Del mismo modo, la música ha tendido puentes hacia la literatura. Hay canciones que nacen de las páginas de una novela, como si una historia literaria no pudiera terminar sin antes convertirse en melodía. Piensa en Kate Bush y su desgarradora “Wuthering Heights”, que dio voz a la tormenta emocional de Emily Brontë. O en David Bowie, cuya obra “The Man Who Sold the World” resonó con las ideas de Nietzsche, al igual que su disco “Diamond Dogs”, que se inspiró en el universo distópico de Orwell. Pink Floyd, por su parte, no sólo se sumergió en “Rebelión en la granja” con “Animals”, sino que ha creado álbumes completos con estructura narrativa puramente literaria. La música, cuando se encuentra con la palabra, no la embellece: la amplifica.
En 2016, Bob Dylan recibió el Premio Nobel de Literatura. Aquello no le sorprendió. Sus letras tienen un aliento poético, una honestidad lírica que va más allá del pentagrama. Lo celebró como se celebra el reconocimiento a una verdad largamente intuida: que las canciones pueden ser también literatura viva.
En su quinto disco, que está construyendo junto al compositor argentino Cuti Carabajal, una de las canciones está dedicada a una mujer que merece ser rescatada del olvido: Juana Manso.
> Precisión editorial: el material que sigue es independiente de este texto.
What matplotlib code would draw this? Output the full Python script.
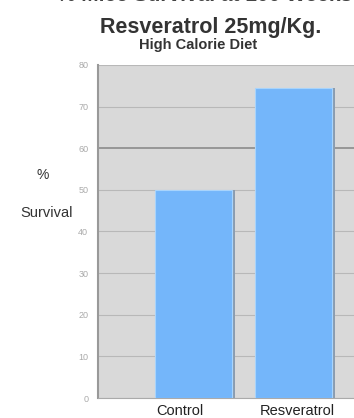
import numpy as np
import matplotlib.pyplot as plt

plt.rcParams['font.family'] = ['Liberation Sans', 'DejaVu Sans']

groups = ["Control", "Resveratrol"]
survival = [50, 74.5]
yticks = [0, 10, 20, 30, 40, 50, 60, 70, 80]

fig = plt.figure(figsize=(3.54, 4.18), dpi=100)
ax = fig.add_axes([98/354, 1 - 398/418, 1 - 98/354, (398 - 65)/418])
ax.set_facecolor("#d9d9d9")

x = np.arange(len(groups))
# drop shadow on the right side of each bar
ax.bar(x + 0.03, survival, width=0.77, color="#8a9cb0", zorder=2)
ax.bar(x, survival, width=0.77, color="#74b6fa", edgecolor="#a8d4fc", linewidth=0.8, zorder=3)

ax.set_xlim(-0.95, 1.61)
ax.set_ylim(0, 80)
ax.set_yticks(yticks)
ax.set_yticklabels([str(t) for t in yticks], fontsize=6.5, color="#aaaaaa")
ax.set_xticks([])
for t in yticks:
    ax.axhline(t, color="#8c8c8c" if t == 60 else "#b8b8b8", lw=1.2 if t == 60 else 0.8, zorder=1)
ax.tick_params(axis="y", length=0, pad=7)
for s in ["top", "right"]:
    ax.spines[s].set_visible(False)
ax.spines["left"].set_color("#999999")
ax.spines["left"].set_linewidth(1.5)
ax.spines["bottom"].set_color("#aaaaaa")

label_shift = [-0.13, 0.04]
for xi, dx, g in zip(x, label_shift, groups):
    ax.text(xi + dx, -3.2, g, ha="center", va="center", fontsize=10.5, color="#222222")

fig.text(43/354, 1 - 175/418, "%", ha="center", va="center", fontsize=10, color="#333333")
fig.text(47/354, 1 - 213/418, "Survival", ha="center", va="center", fontsize=10.5, color="#333333")

# heading line above the title, mostly above the top edge
fig.text(205/354, 1 - (-5)/418, "% Mice Survival at 100 Weeks", ha="center", va="center",
         fontsize=15, fontweight="bold", color="#444444")
fig.text(211/354, 1 - 27/418, "Resveratrol 25mg/Kg.", ha="center", va="center",
         fontsize=15.5, fontweight="bold", color="#333333")
fig.text(198/354, 1 - 45/418, "High Calorie Diet", ha="center", va="center",
         fontsize=10.5, fontweight="bold", color="#333333")

fig.savefig("out.png", dpi=100)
Docente, periodista, escritora argentina. Su historia de vida, desgarradora y luminosa, fue escrita entre exilios, luchas y convicciones profundas. En el siglo XIX, cuando el mundo parecía no tener oídos para una mujer libre, Juana alzó su voz.
Exilio y refugio la llevan tan lejos
La sangre de hombres se riega en los campos,
la melancolía la trae a su tierra
que sigue doliendo y también amando.
Su luz es un faro en noches profundas
que siempre resiste a las sombras del miedo
y en la soledad de las aulas vacías
imagina un mundo que nunca entendieron.
Mujer espíritu libre
derrama en los libros su lucha y dolor
a Juana la vida le pasa distinto
el eco del tiempo reclama su voz.
Componer una canción es, en sí misma, una experiencia literaria. Las palabras tienen un ritmo interno, un latido propio. Hay frases que contienen ya una melodía escondida. A veces, esa melodía nace de una estructura precisa; otras veces, simplemente llega, como un silbido leve que cruza la habitación y nos alcanza sin previo aviso. Una canción puede nacer de la técnica, sí, pero siempre termina dependiendo del alma.
La posibilidad de componer desde el acervo emocional, desde ese rincón íntimo donde guardamos vivencias, lecturas, imágenes y heridas, es para Gabriela Castillo la mayor recompensa que le ha dado la vida como cantante y autora. Más allá del reconocimiento, más allá del aplauso, está ese momento mágico e irrepetible en el que algo que no existía empieza a vibrar en el aire. Esa es la verdadera creación. Ese es su lugar en el mundo.
Después de conversar con Gabriela Castillo, me quedó una sensación de quietud y hondura. Su manera de hablar, de recordar, de componer desde lo vivido, me llevó a un lugar donde las palabras pesan lo justo y las emociones no necesitan adornos. Fue como escuchar una voz que canta, que comprende. Y al final, sentí que había hecho una entrevista, que había asistido —en silencio— al nacimiento de algo verdadero.